To be as clear as possible, while the term "interest" in the classical sense is perfectly correct when applied to the return to an owner of an investment, it would probably be better to refer to the rate of profit not as "interest," but as "return on investment," or "ROI." The lender in a pure credit transaction, however, is not due a return on investment simply because he or she did not make an investment in the strict sense.
As we will see in the next posting on a brief history of banking, a bank of issue that creates money out of the present value of existing or future marketable goods or services is not actually lending anything. Instead, the bank exchanges its general credit, presumably accepted throughout the community, for the particular credit of a borrower who brings a financially feasible project with a definable present value to the bank for financing. For this service, the bank properly receives a fee, plus (depending on the specific arrangement) a risk premium.
We say, "depending on the specific arrangement" because in Capital Homesteading we advocate replacing traditional collateral (used to spread risk) with capital credit insurance and reinsurance. The risk premium can thus be used to make the premium payments on a capital credit insurance policy instead of being used by the bank to self-insure. Whether the borrower or the lender takes out the policy is a question for future discussion, and need not concern us at this point.
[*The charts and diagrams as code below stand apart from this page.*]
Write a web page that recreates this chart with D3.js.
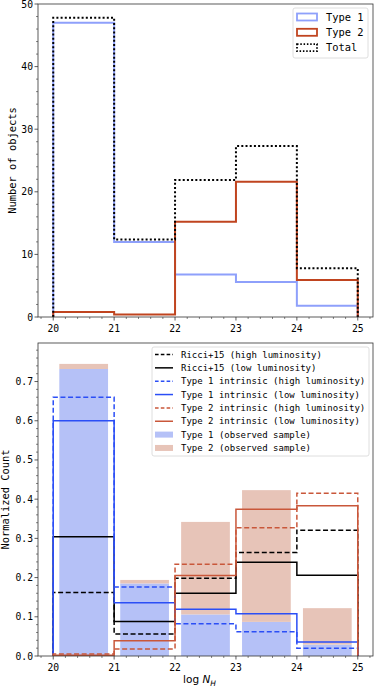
<!DOCTYPE html>
<html><head><meta charset="utf-8">
<script src="https://cdn.jsdelivr.net/npm/d3@7"></script>
<style>
body{margin:0;background:#fff;}
svg{display:block;}
text{font-family:"DejaVu Sans Mono",monospace;fill:#000;}
</style></head>
<body>
<svg id="chart" width="374" height="686"></svg>
<script>
// ---------- data ----------
const binEdges = [20, 21, 22, 23, 24, 25];
const xTicks = [20, 21, 22, 23, 24, 25];

// top panel: number of objects per bin
const type1Counts = [47.0, 12.0, 6.8, 5.6, 1.8];
const type2Counts = [0.8, 0.4, 15.2, 21.6, 5.9];
const totalCounts = [47.8, 12.4, 21.9, 27.3, 7.8];
const topYTicks = [0, 10, 20, 30, 40, 50];

// bottom panel: normalized counts
const ricciHigh = [0.162, 0.056, 0.198, 0.264, 0.321];
const ricciLow = [0.304, 0.088, 0.160, 0.239, 0.206];
const type1High = [0.660, 0.176, 0.082, 0.062, 0.020];
const type1Low = [0.600, 0.136, 0.119, 0.108, 0.036];
const type2High = [0.005, 0.018, 0.234, 0.327, 0.415];
const type2Low = [0.002, 0.039, 0.205, 0.374, 0.383];
const type1Observed = [0.732, 0.185, 0.106, 0.087, 0.029];
const type2Observed = [0.013, 0.009, 0.236, 0.336, 0.093];
const bottomYTicks = [0, 0.1, 0.2, 0.3, 0.4, 0.5, 0.6, 0.7];

const topLegendLabels = ["Type 1", "Type 2", "Total"];
const bottomLegendLabels = [
  "Ricci+15 (high luminosity)",
  "Ricci+15 (low luminosity)",
  "Type 1 intrinsic (high luminosity)",
  "Type 1 intrinsic (low luminosity)",
  "Type 2 intrinsic (high luminosity)",
  "Type 2 intrinsic (low luminosity)",
  "Type 1 (observed sample)",
  "Type 2 (observed sample)"
];

// ---------- styles ----------
const C_T1_TOP = "#8ea0fb";
const C_T2_TOP = "#c0441f";
const C_BLUE = "#2b4ef6";
const C_RED = "#c9573a";
const C_BAR1 = "#b5c1f7";
const C_BAR2 = "#e7c4b8";
const FRAME = "#333";
const TICK_FS = 9.7;
const LABEL_FS = 10.4;

const svg = d3.select("#chart");

function stepPoints(vals){
  const pts = [[binEdges[0], 0]];
  vals.forEach((v, i) => { pts.push([binEdges[i], v]); pts.push([binEdges[i+1], v]); });
  pts.push([binEdges[binEdges.length-1], 0]);
  return pts;
}

function drawAxes(g, x, y, yTicks, yMinorStep, yFmt, top, bottom, left, right){
  const xMinor = d3.range(19.8, 25.21, 0.2).filter(v => Math.abs(v - Math.round(v)) > 1e-6);
  const yMinor = d3.range(0, y.domain()[1] + 1e-9, yMinorStep).filter(v => !yTicks.some(t => Math.abs(t - v) < 1e-9));
  const ax = g.append("g").attr("stroke", FRAME);
  xMinor.forEach(v => ax.append("line").attr("x1", x(v)).attr("x2", x(v)).attr("y1", bottom).attr("y2", bottom + 2).attr("stroke-width", 0.6));
  xTicks.forEach(v => ax.append("line").attr("x1", x(v)).attr("x2", x(v)).attr("y1", bottom).attr("y2", bottom + 3.5).attr("stroke-width", 0.8));
  yMinor.forEach(v => ax.append("line").attr("x1", left - 2).attr("x2", left).attr("y1", y(v)).attr("y2", y(v)).attr("stroke-width", 0.6));
  yTicks.forEach(v => ax.append("line").attr("x1", left - 3.5).attr("x2", left).attr("y1", y(v)).attr("y2", y(v)).attr("stroke-width", 0.8));
  const lab = g.append("g").attr("font-size", TICK_FS);
  xTicks.forEach(v => lab.append("text").attr("x", x(v)).attr("y", bottom + 14.5).attr("text-anchor", "middle").text(v));
  yTicks.forEach(v => lab.append("text").attr("x", left - 5).attr("y", y(v) + 3.5).attr("text-anchor", "end").text(yFmt(v)));
}

function frame(g, top, bottom, left, right){
  g.append("rect").attr("x", left).attr("y", top).attr("width", right - left).attr("height", bottom - top)
    .attr("fill", "none").attr("stroke", FRAME).attr("stroke-width", 0.8);
}

// ---------- top panel ----------
{
  const L = 38, R = 373, T = 4, B = 317;
  const x = d3.scaleLinear().domain([19.75, 25.25]).range([L, R]);
  const y = d3.scaleLinear().domain([0, 50]).range([B, T]);
  const g = svg.append("g");
  const line = d3.line().x(d => x(d[0])).y(d => y(d[1]));
  g.append("path").attr("d", line(stepPoints(type1Counts))).attr("fill", "none").attr("stroke", C_T1_TOP).attr("stroke-width", 2);
  g.append("path").attr("d", line(stepPoints(type2Counts))).attr("fill", "none").attr("stroke", C_T2_TOP).attr("stroke-width", 2);
  g.append("path").attr("d", line(stepPoints(totalCounts))).attr("fill", "none").attr("stroke", "#000").attr("stroke-width", 2).attr("stroke-dasharray", "2,2.2");
  frame(g, T, B, L, R);
  drawAxes(g, x, y, topYTicks, 2, d => d, T, B, L, R);
  g.append("text").attr("transform", `translate(${15.5},${(T+B)/2}) rotate(-90)`).attr("text-anchor", "middle").attr("font-size", LABEL_FS).text("Number of objects");

  // legend
  const lg = g.append("g");
  lg.append("rect").attr("x", 293).attr("y", 8).attr("width", 75).attr("height", 50).attr("rx", 2)
    .attr("fill", "#fff").attr("fill-opacity", 0.8).attr("stroke", "#d5d5d5").attr("stroke-width", 0.8);
  const styles = [
    {stroke: C_T1_TOP, dash: null},
    {stroke: C_T2_TOP, dash: null},
    {stroke: "#000", dash: "1.5,1.8"}
  ];
  topLegendLabels.forEach((t, i) => {
    const cy = 17 + i * 15.3;
    lg.append("rect").attr("x", 297).attr("y", cy - 3.5).attr("width", 20).attr("height", 7)
      .attr("fill", "none").attr("stroke", styles[i].stroke).attr("stroke-width", 1.8)
      .attr("stroke-dasharray", styles[i].dash);
    lg.append("text").attr("x", 326).attr("y", cy + 3.7).attr("font-size", LABEL_FS).text(t);
  });
}

// ---------- bottom panel ----------
{
  const L = 38, R = 373, T = 343, B = 656;
  const x = d3.scaleLinear().domain([19.75, 25.25]).range([L, R]);
  const y = d3.scaleLinear().domain([0, 0.7983]).range([B, T]);
  const g = svg.append("g");

  // stacked observed bars
  const rows = type1Observed.map((v, i) => ({edge: binEdges[i], t1: v, t2: type2Observed[i]}));
  const stacked = d3.stack().keys(["t1", "t2"])(rows);
  const barColors = [C_BAR1, C_BAR2];
  stacked.forEach((layer, k) => {
    g.append("g").selectAll("rect").data(layer).join("rect")
      .attr("x", d => x(d.data.edge + 0.1))
      .attr("width", d => x(d.data.edge + 0.9) - x(d.data.edge + 0.1))
      .attr("y", d => y(d[1]))
      .attr("height", d => y(d[0]) - y(d[1]))
      .attr("fill", barColors[k]);
  });

  const line = d3.line().x(d => x(d[0])).y(d => y(d[1]));
  const series = [
    {vals: ricciHigh, color: "#000", dash: "5,2.6"},
    {vals: ricciLow, color: "#000", dash: null},
    {vals: type1High, color: C_BLUE, dash: "5,2.6"},
    {vals: type1Low, color: C_BLUE, dash: null},
    {vals: type2High, color: C_RED, dash: "5,2.6"},
    {vals: type2Low, color: C_RED, dash: null}
  ];
  series.forEach(s => {
    g.append("path").attr("d", line(stepPoints(s.vals))).attr("fill", "none")
      .attr("stroke", s.color).attr("stroke-width", 1.5).attr("stroke-dasharray", s.dash);
  });

  frame(g, T, B, L, R);
  drawAxes(g, x, y, bottomYTicks, 0.02, d => d.toFixed(1), T, B, L, R);
  g.append("text").attr("transform", `translate(${9},${(T+B)/2}) rotate(-90)`).attr("text-anchor", "middle").attr("font-size", LABEL_FS).text("Normalized Count");
  const xl = g.append("text").attr("x", (L+R)/2 - 6).attr("y", 683).attr("text-anchor", "middle")
    .attr("font-size", 10.5).style("font-family", "'DejaVu Sans',sans-serif");
  xl.append("tspan").text("log ");
  xl.append("tspan").attr("font-style", "italic").text("N");
  xl.append("tspan").attr("font-style", "italic").attr("font-size", 7.5).attr("dy", 2.5).text("H");

  // legend
  const lg = g.append("g");
  lg.append("rect").attr("x", 152).attr("y", 347).attr("width", 217).attr("height", 109).attr("rx", 2)
    .attr("fill", "#fff").attr("fill-opacity", 0.8).attr("stroke", "#d5d5d5").attr("stroke-width", 0.8);
  bottomLegendLabels.forEach((t, i) => {
    const cy = 354.5 + i * 13.35;
    if (i < 6) {
      const s = series[i];
      lg.append("line").attr("x1", 155).attr("x2", 173).attr("y1", cy).attr("y2", cy)
        .attr("stroke", s.color).attr("stroke-width", 1.5).attr("stroke-dasharray", s.dash ? "3.6,2.2" : null);
    } else {
      lg.append("rect").attr("x", 155).attr("y", cy - 3).attr("width", 18).attr("height", 6).attr("fill", barColors[i - 6]);
    }
    lg.append("text").attr("x", 181).attr("y", cy + 3.2).attr("font-size", 9.0).text(t);
  });
}
</script>
</body></html>
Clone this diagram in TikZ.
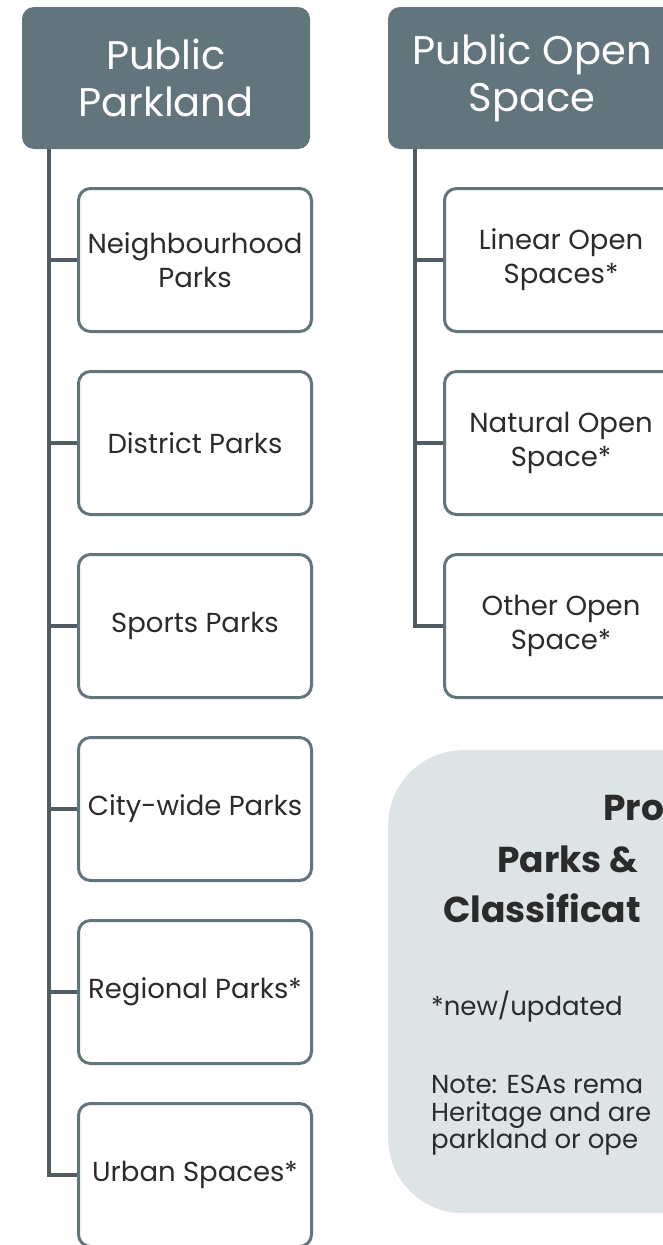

What we end up with in a pure credit system under the Just Third Way, then, is a "two-tier" interest rate. The first "tier" is the market rate of interest based on a just share of profits to the lender of existing accumulations of savings. Past savings should be used for all consumption loans and loans made to government, as well as for speculative investment that does not qualify for pure credit financing. The second "tier" is, in the usual meaning of the term today, not interest at all, but a service fee for monetizing the present value of existing and future marketable goods and services and a risk premium.
Thus, interest as such is as a general rule charged only on existing accumulations of savings — "old money" — for the loan of which a saver is due some return. "New money," however, does not bear an interest rate in today's meaning, and can thus be said to be created "interest (but not cost) free."